Journal of Operational Risk

Risk.net

How climate change may impact operational risk

Michael Grimwade

  • This paper explains how climate change may impact operational risk losses in different scenarios.
  • climate change drives operational risk via behavioural changes, economic shocks and physical impacts.
  • While these three factors interact, economic shocks may prove to be the most financially significant.
  • Tailored estimation approaches are required given the range of influences and time horizons.
  • Control enhancements now, however, may mitigate future operational risk losses.

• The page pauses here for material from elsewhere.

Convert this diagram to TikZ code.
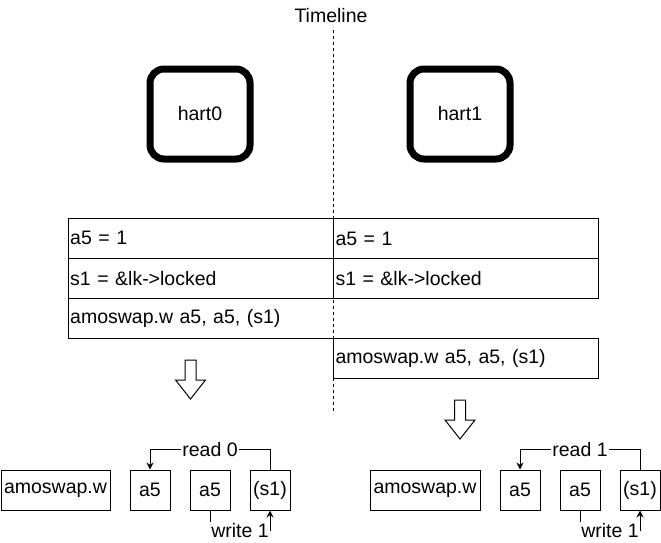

The Basel Committee on Banking Supervision has noted that there has been “very limited focus” on the impacts of climate change on operational risk. This paper seeks to address this lack of focus. It concludes that climate change may drive operational risk losses through complex interactions between three factors: changes in human and institutional behaviors, significant and rapid changes in economic metrics and direct physical impacts. The influence of these three factors varies depending on the course of action pursued by humanity: if early action is taken now, then changes in human and institutional behaviors would be most influential, and the economic consequences would be limited to specific vulnerable sectors; if, instead, late action is taken, then in the 2030s a demand-side economic shock would drive operational risk losses; while if no additional action is taken at all, then from the 2040s onwards extreme events causing economic shocks through supply-side disruption would combine with behavioral changes to drive operational risk losses. This paper uses the ten laws of operational risk as well as taxonomies for inadequacies or failures and their impacts, and it also draws parallels with past crises, in order to systematically make predictions. This paper also explains how tailored approaches are required to assess these different consequences. Finally, it observes that the most significant operational risk losses may arise from litigation around the transference to customers and investors of market and credit risks without adequately disclosing the sensitivities of those risks to climate change, in particular to the associated economic shocks. Control enhancements now, however, may mitigate these future losses.